Countless students were physically injured, smeared, and doxxed, and now face legal and residency-related issues in the wake of this ongoing wave of repression.
Join us on 19.12 at Amtsgericht Tiergarten, where we will stand in solidarity with Udi and protest against FU’s complicity in genocide.
Statement by Udi Raz
On Friday, I will be in court facing six different criminal charges:
Two cases concern the use of the slogan “From the River to the Sea” on Instagram. Just yesterday, there was a conviction for this slogan at the Administrative Court in Berlin, and we are seeing how the state wants to create more and more precedents in order to persecute people, in particular those with precarious residence status.

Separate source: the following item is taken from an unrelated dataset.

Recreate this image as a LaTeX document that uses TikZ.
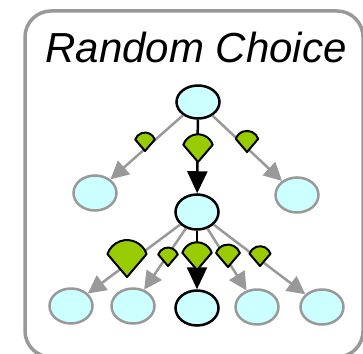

How the state works overtime to destroy and depoliticize our movement here in Germany, by censoring our political chants.
We know that the demand for a free Palestine cannot work without acknowledging the geographical reality in which Palestinians are oppressed and persecuted from the river to the sea. This exterminating violence must therefore be stopped from the river to the sea. As a comrade said yesterday at court after the verdict was announced: “We are just asking for a free Palestine where people can live without an apartheid state, without a terrorist state. This is what we are asking for.”
In another case, a police officer reported me because, during the unlawful eviction of the Palestine Congress in April 2024,1 told him that his behaviour was not only racist, but also anti-Semitic. According to a comrade he hade pointed at my kippah and laughed. The police officer felt so offended that I spoke up that he reported me for insulting him. Apparently, it was not enough to illegally exploit the police’s monopoly on violence – as was recently confirmed by the court – and to use it at will to forcibly silence witnesses to genocide such as Ghassan and Salman Abu Sittah.
In three cases, the Free University of Berlin reported me because I confronted FU President Gunther Ziegler with his support for genocide and racist practices at the university and called them out – both online and at demonstrations. The university wants to portray me, like many other students, as a perpetrator of violence and intimidate me – but of course we are not the root of the violence when we act for the simple reason of fighting genocide in Palestine and thus fulfilling our duty to comply with the Genocide Convention, which is being violated by our institutions.
It is also clear that German institutions do not care how Jews are treated as long as they can exploit our identity for maintaining their power, for the brutal persecution of their own students, and for their vehement support of genocide. But when we resist and reclaim our Jewish identity, the institutions will want to punish us and force us to be compliant with this weaponization.
I am the grandson of Holocaust survivors, I am alive despite German institutions working to systematically destroy my family, and I will most certainly not allow a German institution and its representatives like Ziegler to order me to remain silent about their complicity in the genocide in Palestine.
My grandmother had taught me: Germany loves Jews silent. Germany loves Jews compliant. Germany loves Jews who do not disrupt the racial order.
So I will keep on disrupting and if that takes me to court, which is only logical for this German order, so be it. Please come and accompany the trial on Friday. I am being charged not just as me, Udi, but as part of a movement, and I will appear in court as part of a movement.